Lesson 5
Constructing DataFrames from Series¶
This lesson introduced method to construct a DataFrame from multiple Series.
This first block loads the variables created in an earlier lesson. A later lesson will cover loading and saving data.

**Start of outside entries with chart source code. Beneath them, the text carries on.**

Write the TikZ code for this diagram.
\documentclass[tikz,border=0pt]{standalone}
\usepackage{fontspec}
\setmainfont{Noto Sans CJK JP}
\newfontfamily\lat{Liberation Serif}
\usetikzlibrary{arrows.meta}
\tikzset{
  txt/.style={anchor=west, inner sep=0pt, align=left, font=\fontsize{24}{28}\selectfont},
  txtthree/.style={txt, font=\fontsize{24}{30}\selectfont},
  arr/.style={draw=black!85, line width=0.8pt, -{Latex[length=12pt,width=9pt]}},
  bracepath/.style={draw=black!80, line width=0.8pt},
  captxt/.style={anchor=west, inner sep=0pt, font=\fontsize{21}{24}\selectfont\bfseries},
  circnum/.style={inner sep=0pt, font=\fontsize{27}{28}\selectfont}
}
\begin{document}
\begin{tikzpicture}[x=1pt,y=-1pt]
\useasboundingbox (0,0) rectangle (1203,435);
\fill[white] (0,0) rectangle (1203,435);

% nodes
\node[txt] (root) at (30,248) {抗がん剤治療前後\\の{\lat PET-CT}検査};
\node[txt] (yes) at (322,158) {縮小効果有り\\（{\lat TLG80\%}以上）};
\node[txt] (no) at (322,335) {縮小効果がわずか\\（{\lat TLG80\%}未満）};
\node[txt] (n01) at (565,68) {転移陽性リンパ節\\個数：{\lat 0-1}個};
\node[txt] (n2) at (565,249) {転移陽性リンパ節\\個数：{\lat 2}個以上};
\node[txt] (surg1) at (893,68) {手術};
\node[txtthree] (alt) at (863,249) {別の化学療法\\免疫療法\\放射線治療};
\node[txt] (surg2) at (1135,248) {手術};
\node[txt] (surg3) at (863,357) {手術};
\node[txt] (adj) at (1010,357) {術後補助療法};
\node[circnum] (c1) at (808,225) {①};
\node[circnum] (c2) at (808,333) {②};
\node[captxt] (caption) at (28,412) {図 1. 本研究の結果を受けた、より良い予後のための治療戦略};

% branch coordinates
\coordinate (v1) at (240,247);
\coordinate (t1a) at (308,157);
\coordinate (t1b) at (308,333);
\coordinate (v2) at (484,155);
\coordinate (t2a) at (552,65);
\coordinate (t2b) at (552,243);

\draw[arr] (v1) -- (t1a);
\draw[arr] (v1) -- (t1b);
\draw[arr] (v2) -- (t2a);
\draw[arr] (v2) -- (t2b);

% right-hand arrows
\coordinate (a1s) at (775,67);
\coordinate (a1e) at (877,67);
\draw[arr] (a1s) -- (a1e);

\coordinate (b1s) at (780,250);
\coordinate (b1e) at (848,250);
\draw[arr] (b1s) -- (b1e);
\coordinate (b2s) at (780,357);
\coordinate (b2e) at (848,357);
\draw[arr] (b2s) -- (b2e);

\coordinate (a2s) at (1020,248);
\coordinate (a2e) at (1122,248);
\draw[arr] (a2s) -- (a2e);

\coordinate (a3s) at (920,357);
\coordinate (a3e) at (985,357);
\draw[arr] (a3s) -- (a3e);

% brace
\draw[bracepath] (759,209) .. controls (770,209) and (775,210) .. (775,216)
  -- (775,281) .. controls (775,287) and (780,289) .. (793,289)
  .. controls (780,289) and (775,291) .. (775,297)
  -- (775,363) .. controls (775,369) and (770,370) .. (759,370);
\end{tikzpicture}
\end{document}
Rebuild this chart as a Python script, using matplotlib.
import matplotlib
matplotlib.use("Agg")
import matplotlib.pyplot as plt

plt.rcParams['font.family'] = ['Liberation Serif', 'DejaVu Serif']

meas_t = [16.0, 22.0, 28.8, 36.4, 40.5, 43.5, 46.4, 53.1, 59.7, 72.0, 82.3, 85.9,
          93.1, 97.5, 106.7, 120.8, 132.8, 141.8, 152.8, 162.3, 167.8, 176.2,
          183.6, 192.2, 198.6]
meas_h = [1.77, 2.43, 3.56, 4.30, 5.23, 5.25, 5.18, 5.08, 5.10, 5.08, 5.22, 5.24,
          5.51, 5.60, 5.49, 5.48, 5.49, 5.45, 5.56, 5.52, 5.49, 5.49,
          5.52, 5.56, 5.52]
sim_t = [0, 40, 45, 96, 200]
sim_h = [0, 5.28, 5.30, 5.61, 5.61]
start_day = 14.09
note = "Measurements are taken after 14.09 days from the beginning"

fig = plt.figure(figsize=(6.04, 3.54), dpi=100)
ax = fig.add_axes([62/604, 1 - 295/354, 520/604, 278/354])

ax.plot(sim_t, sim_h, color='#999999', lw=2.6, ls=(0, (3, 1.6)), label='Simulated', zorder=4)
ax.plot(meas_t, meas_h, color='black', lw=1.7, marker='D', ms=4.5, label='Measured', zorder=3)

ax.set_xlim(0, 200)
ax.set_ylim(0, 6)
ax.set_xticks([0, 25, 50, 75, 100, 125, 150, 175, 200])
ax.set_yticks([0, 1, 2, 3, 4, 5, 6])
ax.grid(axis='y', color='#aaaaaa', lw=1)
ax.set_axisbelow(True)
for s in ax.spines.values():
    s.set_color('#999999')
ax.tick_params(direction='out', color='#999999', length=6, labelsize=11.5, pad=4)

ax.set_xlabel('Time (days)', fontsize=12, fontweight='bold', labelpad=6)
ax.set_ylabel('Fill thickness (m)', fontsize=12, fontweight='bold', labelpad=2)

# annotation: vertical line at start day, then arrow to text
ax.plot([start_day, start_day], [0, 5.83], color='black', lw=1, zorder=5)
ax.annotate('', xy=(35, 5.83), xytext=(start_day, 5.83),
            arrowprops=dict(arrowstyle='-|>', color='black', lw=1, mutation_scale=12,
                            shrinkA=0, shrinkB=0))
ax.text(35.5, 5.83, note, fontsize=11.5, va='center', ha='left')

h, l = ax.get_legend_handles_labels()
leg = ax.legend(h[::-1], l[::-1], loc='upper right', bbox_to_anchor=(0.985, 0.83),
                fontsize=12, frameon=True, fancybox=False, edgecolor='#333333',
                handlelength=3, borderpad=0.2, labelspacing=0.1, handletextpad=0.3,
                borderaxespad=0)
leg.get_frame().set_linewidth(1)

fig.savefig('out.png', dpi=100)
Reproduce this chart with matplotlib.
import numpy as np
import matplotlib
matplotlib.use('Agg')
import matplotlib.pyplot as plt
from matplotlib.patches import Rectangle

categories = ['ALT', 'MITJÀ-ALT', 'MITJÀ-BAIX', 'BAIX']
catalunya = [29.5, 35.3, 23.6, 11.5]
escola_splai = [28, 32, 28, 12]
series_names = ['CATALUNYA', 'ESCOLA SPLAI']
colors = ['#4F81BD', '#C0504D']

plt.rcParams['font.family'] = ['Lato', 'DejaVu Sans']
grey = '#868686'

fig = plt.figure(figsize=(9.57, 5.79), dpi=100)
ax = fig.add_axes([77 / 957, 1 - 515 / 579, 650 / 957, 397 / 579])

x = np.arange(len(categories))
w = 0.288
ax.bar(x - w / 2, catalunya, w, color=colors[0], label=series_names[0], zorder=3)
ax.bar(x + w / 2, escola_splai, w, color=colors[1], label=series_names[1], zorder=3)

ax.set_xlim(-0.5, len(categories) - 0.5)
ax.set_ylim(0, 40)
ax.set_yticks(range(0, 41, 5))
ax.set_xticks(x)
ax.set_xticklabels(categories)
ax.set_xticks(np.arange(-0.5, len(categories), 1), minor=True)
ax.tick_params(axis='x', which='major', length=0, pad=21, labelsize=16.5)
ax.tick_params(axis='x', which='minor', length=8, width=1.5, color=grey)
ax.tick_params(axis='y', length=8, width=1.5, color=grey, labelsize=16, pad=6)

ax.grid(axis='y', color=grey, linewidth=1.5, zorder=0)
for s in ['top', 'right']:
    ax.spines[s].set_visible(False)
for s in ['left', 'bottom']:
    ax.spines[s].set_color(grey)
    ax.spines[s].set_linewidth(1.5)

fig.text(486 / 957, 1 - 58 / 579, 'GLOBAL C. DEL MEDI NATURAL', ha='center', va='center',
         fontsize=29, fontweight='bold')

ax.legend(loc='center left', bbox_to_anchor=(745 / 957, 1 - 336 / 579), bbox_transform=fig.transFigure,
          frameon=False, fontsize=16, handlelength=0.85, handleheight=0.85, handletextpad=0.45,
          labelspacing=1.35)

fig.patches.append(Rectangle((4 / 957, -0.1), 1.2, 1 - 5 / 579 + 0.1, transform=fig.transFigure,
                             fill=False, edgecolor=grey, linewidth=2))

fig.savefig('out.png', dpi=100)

# Setup: Load data created in an earlier lesson
import pandas as pd
hdf_file = "data/dataframes.h5"
sep_04 = pd.read_hdf(hdf_file, "sep_04")
sep_05 = pd.read_hdf(hdf_file, "sep_05")
sep_06 = pd.read_hdf(hdf_file, "sep_06")
sep_07 = pd.read_hdf(hdf_file, "sep_07")
sep_10 = pd.read_hdf(hdf_file, "sep_10")
sep_11 = pd.read_hdf(hdf_file, "sep_11")
sep_12 = pd.read_hdf(hdf_file, "sep_12")
sep_13 = pd.read_hdf(hdf_file, "sep_13")
sep_14 = pd.read_hdf(hdf_file, "sep_14")
sep_17 = pd.read_hdf(hdf_file, "sep_17")
sep_18 = pd.read_hdf(hdf_file, "sep_18")
sep_19 = pd.read_hdf(hdf_file, "sep_19")
spy = pd.read_hdf(hdf_file, "spy")
aapl = pd.read_hdf(hdf_file, "aapl")
goog = pd.read_hdf(hdf_file, "goog")
dates = pd.to_datetime(pd.read_hdf(hdf_file, "dates"))
prices = pd.read_hdf(hdf_file, "prices")
Problem: Construct a DataFrame from rows¶
Create a DataFrame named prices_row
from the row vectors previously entered such that the results are identical to prices. For example, the first two days worth of data are:
dates_2 = pd.to_datetime(["1998-09-04", "1998-09-05"])
prices_row = pd.DataFrame([sep_04, sep_05])
# Set the index after using concat to join
prices_row.index = dates_2
Verify that the DataFrame identical by printing the difference with prices
print(prices_row - prices)
Problem: Construct a DataFrame from columns¶
Create a DataFrame named prices_col
from the 3 column vectors entered such that the results are identical to prices.
Note: .T
transposes a 2-d array since DataFrame
builds the array by rows.
Verify that the DataFrame identical by printing the difference with prices
Problem: Construct a DataFrame from a dictionary¶
Create a DataFrame named prices_dict
from the 3 column vectors entered such that the results are identical to prices
Verify that the DataFrame identical by printing the difference with prices
# Setup: Data for the Exercises
import pandas as pd
index = ["Num", "Let", "Date"]
a = pd.Series([1, "A", pd.Timestamp(2018,12,31)], name="a", index=index)
b = pd.Series([2, "B", pd.Timestamp(2018,12,31)], name="b", index=index)
index = ["Num", "Let", "Date", "Float"]
c = pd.Series([3, "C", pd.Timestamp(2018,12,31), 3.0], name="c", index=index)
Exercise: Build a DataFrame from Columns¶
Build a DataFrame
from the three series where each is used as a column.